**WORK INSTRUCTIONS**
Repeat the listing exactly as given, omitting every image.

**INFORMATION SUPPLIED**
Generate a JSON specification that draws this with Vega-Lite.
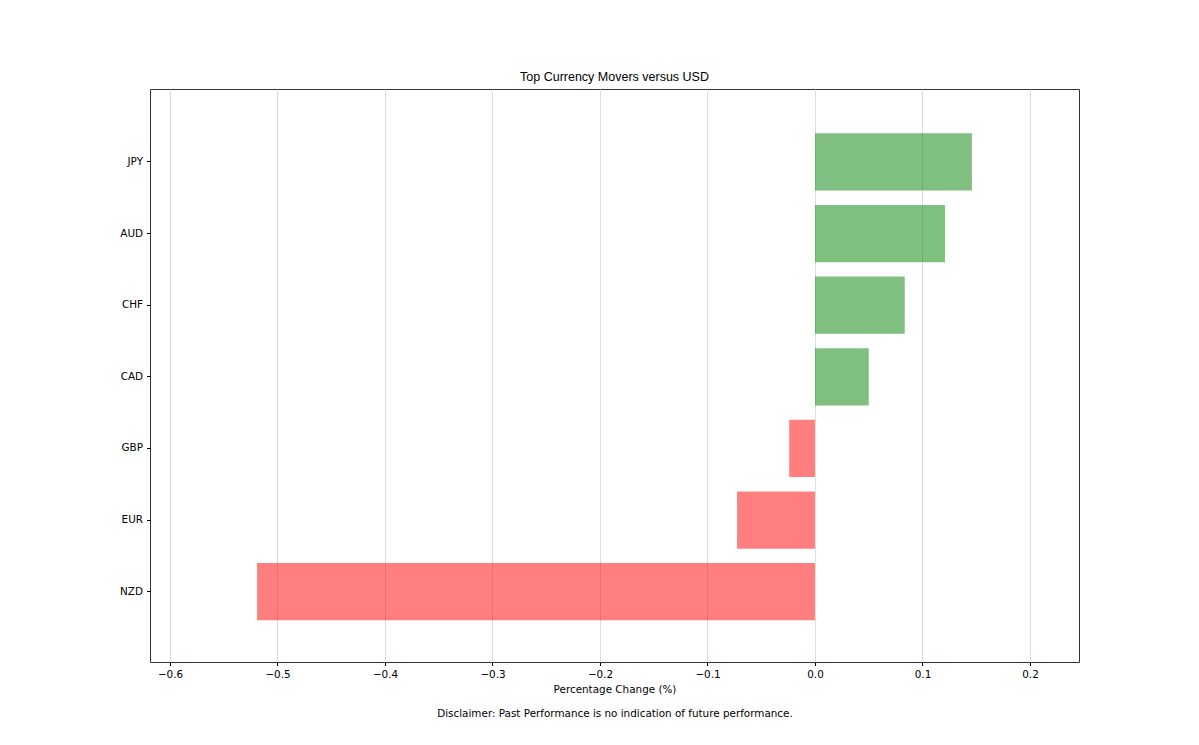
{
  "$schema": "https://vega.github.io/schema/vega-lite/v6.json",
  "autosize": {"type": "none"},
  "padding": {"left": 150, "top": 89, "right": 120, "bottom": 83},
  "width": 929,
  "height": 573,
  "background": "white",
  "title": {
    "text": "Top Currency Movers versus USD",
    "font": "Liberation Sans",
    "fontSize": 12.5,
    "fontWeight": "normal",
    "color": "#000000",
    "offset": 6,
    "anchor": "middle"
  },
  "data": {
    "values": [
      {"currency": "JPY", "change": 0.146},
      {"currency": "AUD", "change": 0.121},
      {"currency": "CHF", "change": 0.0835},
      {"currency": "CAD", "change": 0.050},
      {"currency": "GBP", "change": -0.024},
      {"currency": "EUR", "change": -0.0725},
      {"currency": "NZD", "change": -0.519}
    ]
  },
  "config": {
    "view": {"stroke": "#333333", "strokeWidth": 1},
    "axis": {
      "labelFont": "DejaVu Sans",
      "labelFontSize": 10.4,
      "labelColor": "#000000",
      "titleFont": "DejaVu Sans",
      "titleFontSize": 10.4,
      "titleFontWeight": "normal",
      "titleColor": "#000000",
      "tickColor": "#000000",
      "tickSize": 3.5,
      "domain": false
    }
  },
  "mark": {"type": "bar", "opacity": 0.5},
  "encoding": {
    "y": {
      "field": "currency",
      "type": "nominal",
      "sort": ["JPY", "AUD", "CHF", "CAD", "GBP", "EUR", "NZD"],
      "scale": {"paddingInner": 0.2, "paddingOuter": 0.6, "align": 0.515},
      "axis": {"title": null, "grid": false, "labelPadding": 4}
    },
    "x": {
      "field": "change",
      "type": "quantitative",
      "scale": {"domain": [-0.6186, 0.2456], "nice": false, "zero": false},
      "axis": {
        "values": [-0.6, -0.5, -0.4, -0.3, -0.2, -0.1, 0.0, 0.1, 0.2],
        "format": ".1f",
        "labelExpr": "replace(datum.label, '-', '\u2212')",
        "grid": true,
        "gridColor": "#dcdcdc",
        "gridWidth": 1,
        "labelPadding": 4,
        "title": ["Percentage Change (%)", "Disclaimer: Past Performance is no indication of future performance."],
        "titleLineHeight": 24,
        "titlePadding": 5
      }
    },
    "color": {
      "condition": {"test": "datum.change >= 0", "value": "#008000"},
      "value": "#ff0000"
    }
  }
}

**EXERCISE ANSWER**
Generate a JSON specification that draws this with Vega-Lite.
{
  "$schema": "https://vega.github.io/schema/vega-lite/v6.json",
  "autosize": {"type": "none"},
  "padding": {"left": 150, "top": 89, "right": 120, "bottom": 83},
  "width": 929,
  "height": 573,
  "background": "white",
  "title": {
    "text": "Top Currency Movers versus USD",
    "font": "Liberation Sans",
    "fontSize": 12.5,
    "fontWeight": "normal",
    "color": "#000000",
    "offset": 6,
    "anchor": "middle"
  },
  "data": {
    "values": [
      {"currency": "JPY", "change": 0.146},
      {"currency": "AUD", "change": 0.121},
      {"currency": "CHF", "change": 0.0835},
      {"currency": "CAD", "change": 0.050},
      {"currency": "GBP", "change": -0.024},
      {"currency": "EUR", "change": -0.0725},
      {"currency": "NZD", "change": -0.519}
    ]
  },
  "config": {
    "view": {"stroke": "#333333", "strokeWidth": 1},
    "axis": {
      "labelFont": "DejaVu Sans",
      "labelFontSize": 10.4,
      "labelColor": "#000000",
      "titleFont": "DejaVu Sans",
      "titleFontSize": 10.4,
      "titleFontWeight": "normal",
      "titleColor": "#000000",
      "tickColor": "#000000",
      "tickSize": 3.5,
      "domain": false
    }
  },
  "mark": {"type": "bar", "opacity": 0.5},
  "encoding": {
    "y": {
      "field": "currency",
      "type": "nominal",
      "sort": ["JPY", "AUD", "CHF", "CAD", "GBP", "EUR", "NZD"],
      "scale": {"paddingInner": 0.2, "paddingOuter": 0.6, "align": 0.515},
      "axis": {"title": null, "grid": false, "labelPadding": 4}
    },
    "x": {
      "field": "change",
      "type": "quantitative",
      "scale": {"domain": [-0.6186, 0.2456], "nice": false, "zero": false},
      "axis": {
        "values": [-0.6, -0.5, -0.4, -0.3, -0.2, -0.1, 0.0, 0.1, 0.2],
        "format": ".1f",
        "labelExpr": "replace(datum.label, '-', '\u2212')",
        "grid": true,
        "gridColor": "#dcdcdc",
        "gridWidth": 1,
        "labelPadding": 4,
        "title": ["Percentage Change (%)", "Disclaimer: Past Performance is no indication of future performance."],
        "titleLineHeight": 24,
        "titlePadding": 5
      }
    },
    "color": {
      "condition": {"test": "datum.change >= 0", "value": "#008000"},
      "value": "#ff0000"
    }
  }
}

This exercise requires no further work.